For all the tumultuous revolution in wireless technology over the past several decades, there have been a couple of constants. One is the overcrowding of radio bands, and the other is the move to escape that congestion by exploiting higher and higher frequencies. And today, as engineers roll out 5G and plan for 6G wireless, they find themselves at a crossroads: After years of designing superefficient transmitters and receivers, and of compensating for the signal losses at the end points of a radio channel, they’re beginning to realize that they are approaching the practical limits of transmitter and receiver efficiency. From now on, to get high performance as we go to higher frequencies, we will need to engineer the wireless channel itself. But how can we possibly engineer and control a wireless environment, which is determined by a host of factors, many of them random and therefore unpredictable?

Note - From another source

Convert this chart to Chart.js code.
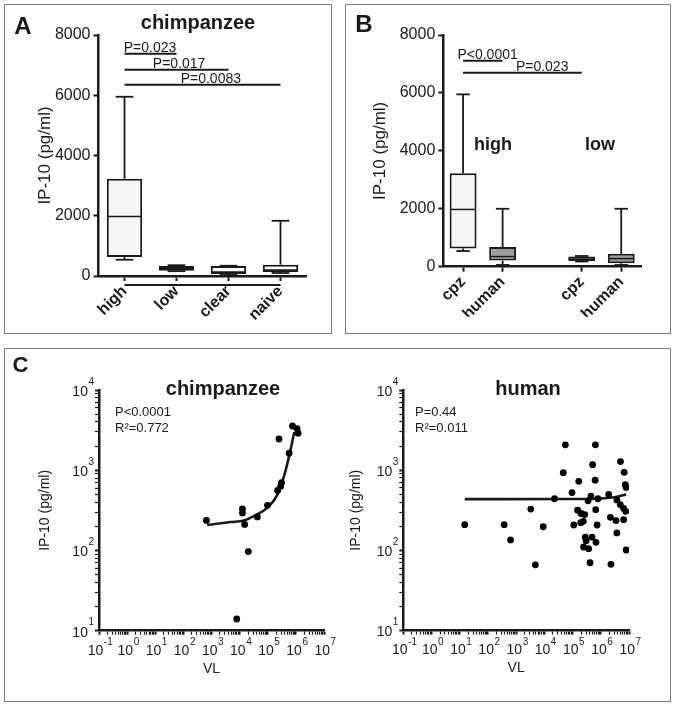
<!DOCTYPE html>
<html><head><meta charset="utf-8">
<script src="https://cdn.jsdelivr.net/npm/chart.js@4.4.1/dist/chart.umd.min.js"></script>
<style>
html,body{margin:0;padding:0;background:#fff;width:676px;height:706px;overflow:hidden}
.frame{position:absolute;border:1.5px solid #7d7d7d;box-sizing:border-box}
canvas{position:absolute}
</style></head><body>
<div class="frame" style="left:4px;top:4px;width:328px;height:330px"></div>
<div class="frame" style="left:345px;top:4px;width:326px;height:330px"></div>
<div class="frame" style="left:4px;top:348px;width:667px;height:354px"></div>
<canvas id="cA" width="338" height="340" style="left:0;top:0"></canvas>
<canvas id="cB" width="338" height="340" style="left:338px;top:0"></canvas>
<canvas id="cC1" width="338" height="366" style="left:0;top:340px"></canvas>
<canvas id="cC2" width="338" height="366" style="left:338px;top:340px"></canvas>
<script>
// ---------- Panel A data (chimpanzee, IP-10 pg/ml) ----------
const catA = ['high', 'low', 'clear', 'naive'];
const minA = [540, 160, 33, 100];
const q1A  = [630, 177, 67, 133];
const medA = [1977, 260, 130, 200];
const q3A  = [3230, 333, 333, 377];
const maxA = [5950, 357, 340, 1833];
const sigFromA = [0, 0, 0];
const sigToA   = [1, 2, 3];
const sigYA    = [7380, 6850, 6350];
const sigTextA = ['P=0.023', 'P=0.017', 'P=0.0083'];
const sigAtA   = [0.49, 1.05, 1.66];

// ---------- Panel B data ----------
const catB = ['cpz', 'human', '', 'cpz', 'human'];
const minB = [540, 60, null, 180, 60];
const q1B  = [630, 210, null, 200, 117];
const medB = [1977, 350, null, 265, 280];
const q3B  = [3230, 677, null, 350, 443];
const maxB = [5950, 2000, null, 370, 2000];
const sigFromB = [0, 0];
const sigToB   = [1, 3];
const sigYB    = [7110, 6700];
const sigTextB = ['P<0.0001', 'P=0.023'];
const sigAtB   = [0.62, 2.0];

const yTicksBox = [0, 2000, 4000, 6000, 8000];

// ---------- Panel C data (VL vs IP-10) ----------
const chimpVL  = [660, 12600, 12600, 15100, 20400, 7900, 42700, 97700, 224000, 288000, 309000, 251000, 575000, 758000, 1100000, 1200000];
const chimpIP  = [237, 330, 294, 211, 97, 14, 262, 365, 560, 630, 700, 2450, 1630, 3560, 3300, 2900];
const chimpFitVL = [700, 4800, 14000, 32000, 98000, 224000, 380000, 575000, 880000];
const chimpFitIP = [208, 226, 236, 268, 342, 500, 850, 1500, 3000];

const humanVL = [55600, 645700, 512900, 5000000, 46800, 6760000, 166000, 631000, 7410000, 7940000,
  95500, 1900000, 22900, 446700, 354800, 794000, 3720000, 4900000, 6460000, 7760000,
  3300, 151000, 200000, 269000, 240000, 195000, 661000, 110000, 741000, 2190000,
  3470000, 6460000, 3720000, 15, 376, 9100, 631, 282000, 302000, 490000,
  676000, 245000, 371500, 7940000, 4800, 417000, 2290000];
const humanIP = [2070, 2070, 1170, 1280, 930, 940, 725, 750, 660, 610,
  525, 500, 440, 475, 415, 440, 425, 372, 333, 306,
  327, 317, 288, 279, 230, 221, 321, 207, 207, 258,
  235, 241, 165, 209, 209, 197, 135, 146, 132, 146,
  126, 110, 105, 101, 66, 70, 67];
const humanFitVL = [15, 100000, 1000000, 2000000, 3000000, 4500000, 6000000, 7900000];
const humanFitIP = [435, 436, 443, 452, 460, 472, 485, 500];

const xLogMajors = [0.1, 1, 10, 100, 1000, 10000, 100000, 1000000, 10000000];
const xLogExp    = ['-1', '0', '1', '2', '3', '4', '5', '6', '7'];
const yLogMajors = [10, 100, 1000, 10000];
const yLogExp    = ['1', '2', '3', '4'];
const logBase = '10';

// ---------- helpers ----------
const FONT = '"Liberation Sans", Arial, Helvetica, sans-serif';
Chart.defaults.font.family = FONT;
Chart.defaults.color = '#1a1a1a';
const INK = '#1a1a1a';

function withMinors(majors) {
  const out = [];
  majors.forEach((m, i) => {
    out.push(m);
    if (i < majors.length - 1) for (let k = 2; k <= 9; k++) out.push(+(m * k).toPrecision(6));
  });
  return out;
}
function majorIndex(v, majors) { return majors.findIndex(m => Math.abs(m - v) / m < 1e-6); }
function fixW(w) { return s => { s.width = w; s.paddingTop = 0; s.paddingBottom = 0; }; }
function fixH(h) { return s => { s.height = h; s.paddingLeft = 0; s.paddingRight = 0; }; }

const panelText = {
  id: 'panelText',
  afterDraw(chart, args, opts) {
    const ctx = chart.ctx;
    (opts.items || []).forEach(it => {
      ctx.save();
      ctx.font = it.font; ctx.fillStyle = INK;
      ctx.textAlign = it.align || 'center';
      ctx.textBaseline = it.baseline || 'middle';
      ctx.fillText(it.text, it.x, it.y);
      ctx.restore();
    });
  }
};

// power-of-ten tick labels with raised exponents, positioned by the log scales
const logLabels = {
  id: 'logLabels',
  afterDraw(chart) {
    const ctx = chart.ctx, xs = chart.scales.x, ys = chart.scales.y;
    const baseFont = '14px ' + FONT, supFont = '10px ' + FONT;
    ctx.save(); ctx.fillStyle = INK; ctx.textBaseline = 'middle';
    xs.ticks.forEach(t => {
      const k = majorIndex(t.value, xLogMajors); if (k < 0) return;
      const px = xs.getPixelForValue(t.value);
      ctx.font = baseFont; const wb = ctx.measureText(logBase).width;
      ctx.font = supFont; const ws = ctx.measureText(xLogExp[k]).width;
      const x0 = px - (wb + ws) / 2 + 1, y = chart.chartArea.bottom + 20;
      ctx.textAlign = 'left';
      ctx.font = baseFont; ctx.fillText(logBase, x0, y);
      ctx.font = supFont; ctx.fillText(xLogExp[k], x0 + wb + 0.5, y - 8);
    });
    ys.ticks.forEach(t => {
      const k = majorIndex(t.value, yLogMajors); if (k < 0) return;
      const py = ys.getPixelForValue(t.value);
      const xr = chart.chartArea.left - 5;
      ctx.font = supFont; const ws = ctx.measureText(yLogExp[k]).width;
      ctx.textAlign = 'right';
      ctx.fillText(yLogExp[k], xr, py - 8);
      ctx.font = baseFont; ctx.fillText(logBase, xr - ws - 0.5, py + 2);
    });
    ctx.restore();
  }
};

const boxWhisker = {
  id: 'boxWhisker',
  afterDatasetsDraw(chart, args, opts) {
    if (!opts.min) return;
    const xs = chart.scales.x, ys = chart.scales.y, ctx = chart.ctx;
    const meta = chart.getDatasetMeta(0);
    const ln = (a, b, c, d) => { ctx.beginPath(); ctx.moveTo(a, b); ctx.lineTo(c, d); ctx.stroke(); };
    ctx.save(); ctx.strokeStyle = INK;
    meta.data.forEach((bar, i) => {
      const d = chart.data.datasets[0].data[i];
      if (!d) return;
      const x = xs.getPixelForValue(i), w = bar.width;
      const yLo = ys.getPixelForValue(d[0]), yHi = ys.getPixelForValue(d[1]);
      const yMin = ys.getPixelForValue(opts.min[i]), yMax = ys.getPixelForValue(opts.max[i]);
      const yMed = ys.getPixelForValue(opts.med[i]);
      ctx.lineWidth = 1.8;
      ln(x, yHi, x, yMax); ln(x - w * 0.25, yMax, x + w * 0.25, yMax);
      ln(x, yLo, x, yMin); ln(x - w * 0.25, yMin, x + w * 0.25, yMin);
      ctx.lineWidth = 1.5;
      ln(x - w / 2 + 1, yMed, x + w / 2 - 1, yMed);
    });
    (opts.sig || []).forEach(s => {
      const y = ys.getPixelForValue(s.y);
      ctx.lineWidth = 2;
      ln(xs.getPixelForValue(s.from), y, xs.getPixelForValue(s.to), y);
      const xa = xs.getPixelForValue(0) + s.at * (xs.getPixelForValue(1) - xs.getPixelForValue(0));
      ctx.font = '14px ' + FONT; ctx.fillStyle = INK;
      ctx.textAlign = 'center'; ctx.textBaseline = 'alphabetic';
      ctx.fillText(s.text, xa, y - 2);
    });
    if (opts.bracket) {
      const y = chart.chartArea.bottom + opts.bracket.offset;
      ctx.lineWidth = 2;
      ln(xs.getPixelForValue(opts.bracket.from), y, xs.getPixelForValue(opts.bracket.to), y);
    }
    ctx.restore();
  }
};

function sigList(from, to, y, text, at) {
  return from.map((f, i) => ({ from: f, to: to[i], y: y[i], text: text[i], at: at[i] }));
}

function boxChart(id, cats, q1, q3, fills, stats, pad, yW, xH, texts, hideTick) {
  return new Chart(document.getElementById(id), {
    type: 'bar',
    data: {
      labels: cats,
      datasets: [{
        data: cats.map((c, i) => q1[i] == null ? null : [q1[i], q3[i]]),
        backgroundColor: fills, borderColor: INK, borderWidth: 2, borderSkipped: false,
        barPercentage: 0.68, categoryPercentage: 1
      }]
    },
    options: {
      responsive: false, animation: false, events: [],
      layout: { padding: pad },
      plugins: { legend: { display: false }, tooltip: { enabled: false },
        boxWhisker: stats, panelText: { items: texts } },
      scales: {
        x: {
          offset: true,
          grid: { offset: false, drawOnChartArea: false, tickLength: 5, tickWidth: 2,
            tickColor: c => (hideTick && hideTick.includes(c.index)) ? 'rgba(0,0,0,0)' : INK },
          border: { color: INK, width: 2.5 },
          ticks: { minRotation: 45, maxRotation: 45, autoSkip: false, padding: 1,
            font: { size: 16, weight: 'bold' }, color: INK },
          afterFit: fixH(xH)
        },
        y: {
          min: 0, max: 8000,
          afterBuildTicks: s => { s.ticks = yTicksBox.map(v => ({ value: v })); },
          grid: { drawOnChartArea: false, tickLength: 5, tickWidth: 2, tickColor: INK },
          border: { color: INK, width: 2.5 },
          ticks: { font: { size: 16 }, padding: 3, color: INK, callback: v => String(v) },
          title: { display: true, text: 'IP-10 (pg/ml)', font: { size: 17, lineHeight: 1.2 }, padding: 0, color: INK },
          afterFit: fixW(yW)
        }
      }
    },
    plugins: [boxWhisker, panelText]
  });
}

function scatterChart(id, vl, ip, fitVL, fitIP, pad, yW, xH, texts) {
  const xt = withMinors(xLogMajors), yt = withMinors(yLogMajors);
  return new Chart(document.getElementById(id), {
    type: 'scatter',
    data: {
      datasets: [
        { type: 'line', data: fitVL.map((v, i) => ({ x: v, y: fitIP[i] })),
          borderColor: INK, borderWidth: 2.6, pointRadius: 0, fill: false,
          cubicInterpolationMode: 'monotone', order: 1 },
        { data: vl.map((v, i) => ({ x: v, y: ip[i] })),
          pointRadius: 3.4, pointBackgroundColor: '#000', pointBorderWidth: 0, order: 0 }
      ]
    },
    options: {
      responsive: false, animation: false, events: [],
      layout: { padding: pad },
      plugins: { legend: { display: false }, tooltip: { enabled: false }, panelText: { items: texts } },
      scales: {
        x: {
          type: 'logarithmic', min: 0.1, max: 1e7,
          afterBuildTicks: s => { s.ticks = xt.map(v => ({ value: v })); },
          grid: { drawOnChartArea: false, tickLength: 4,
            tickWidth: c => majorIndex(c.tick.value, xLogMajors) >= 0 ? 2 : 1.2, tickColor: INK },
          border: { color: INK, width: 2.5 },
          ticks: { display: false, autoSkip: false },
          title: { display: true, text: 'VL', font: { size: 14, lineHeight: 1.2 }, padding: 0, color: INK },
          afterFit: fixH(xH)
        },
        y: {
          type: 'logarithmic', min: 10, max: 10000,
          afterBuildTicks: s => { s.ticks = yt.map(v => ({ value: v })); },
          grid: { drawOnChartArea: false, tickLength: 4,
            tickWidth: c => majorIndex(c.tick.value, yLogMajors) >= 0 ? 2 : 1.2, tickColor: INK },
          border: { color: INK, width: 2.5 },
          ticks: { display: false, autoSkip: false },
          title: { display: true, text: 'IP-10 (pg/ml)', font: { size: 14, lineHeight: 1.2 }, padding: 0, color: INK },
          afterFit: fixW(yW)
        }
      }
    },
    plugins: [panelText, logLabels]
  });
}

// Panel A
boxChart('cA', catA, q1A, q3A, ['#f5f5f5', '#f5f5f5', '#ffffff', '#ffffff'],
  { min: minA, med: medA, max: maxA, sig: sigList(sigFromA, sigToA, sigYA, sigTextA, sigAtA),
    bracket: { from: 0, to: 3, offset: 9 } },
  { left: 34.8, right: 31.5, top: 35, bottom: 14 }, 63.7, 50,
  [ { text: 'A', x: 23, y: 27, font: 'bold 24px ' + FONT },
    { text: 'chimpanzee', x: 198, y: 23, font: 'bold 20px ' + FONT } ], null);

// Panel B
boxChart('cB', catB, q1B, q3B, ['#f5f5f5', '#9d9d9d', '#ffffff', '#f5f5f5', '#9d9d9d'],
  { min: minB, med: medB, max: maxB, sig: sigList(sigFromB, sigToB, sigYB, sigTextB, sigAtB) },
  { left: 31.8, right: 35, top: 35, bottom: 23.3 }, 73.5, 50,
  [ { text: 'B', x: 26, y: 25, font: 'bold 24px ' + FONT },
    { text: 'high', x: 155, y: 150, font: 'bold 18px ' + FONT, baseline: 'alphabetic' },
    { text: 'low', x: 262, y: 150, font: 'bold 18px ' + FONT, baseline: 'alphabetic' } ], [2]);

// Panel C chimpanzee
scatterChart('cC1', chimpVL, chimpIP, chimpFitVL, chimpFitIP,
  { left: 36.6, right: 14, top: 50, bottom: 28.6 }, 62.4, 46.7,
  [ { text: 'C', x: 20.5, y: 26, font: 'bold 22px ' + FONT },
    { text: 'chimpanzee', x: 223, y: 49, font: 'bold 20px ' + FONT },
    { text: 'P<0.0001', x: 115, y: 72, font: '13px ' + FONT, align: 'left' },
    { text: 'R²=0.772', x: 115, y: 88, font: '13px ' + FONT, align: 'left' } ]);

// Panel C human
scatterChart('cC2', humanVL, humanIP, humanFitVL, humanFitIP,
  { left: 9.6, right: 47, top: 50, bottom: 29.9 }, 55.7, 45.6,
  [ { text: 'human', x: 190, y: 49, font: 'bold 20px ' + FONT },
    { text: 'P=0.44', x: 77, y: 72, font: '13px ' + FONT, align: 'left' },
    { text: 'R²=0.011', x: 77, y: 88, font: '13px ' + FONT, align: 'left' } ]);
</script>
</body></html>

Perhaps the most promising solution, right now, is to use reconfigurable intelligent surfaces. These are planar structures typically ranging in size from about 100 square centimeters to about 5 square meters or more, depending on the frequency and other factors. These surfaces use advanced substances called metamaterials to reflect and refract electromagnetic waves. Thin two-dimensional metamaterials, known as metasurfaces, can be designed to sense the local electromagnetic environment and tune the wave’s key properties, such as its amplitude, phase, and polarization, as the wave is reflected or refracted by the surface. So as the waves fall on such a surface, it can alter the incident waves’ direction so as to strengthen the channel. In fact, these metasurfaces can be programmed to make these changes dynamically, reconfiguring the signal in real time in response to changes in the wireless channel. Think of reconfigurable intelligent surfaces as the next evolution of the repeater concept.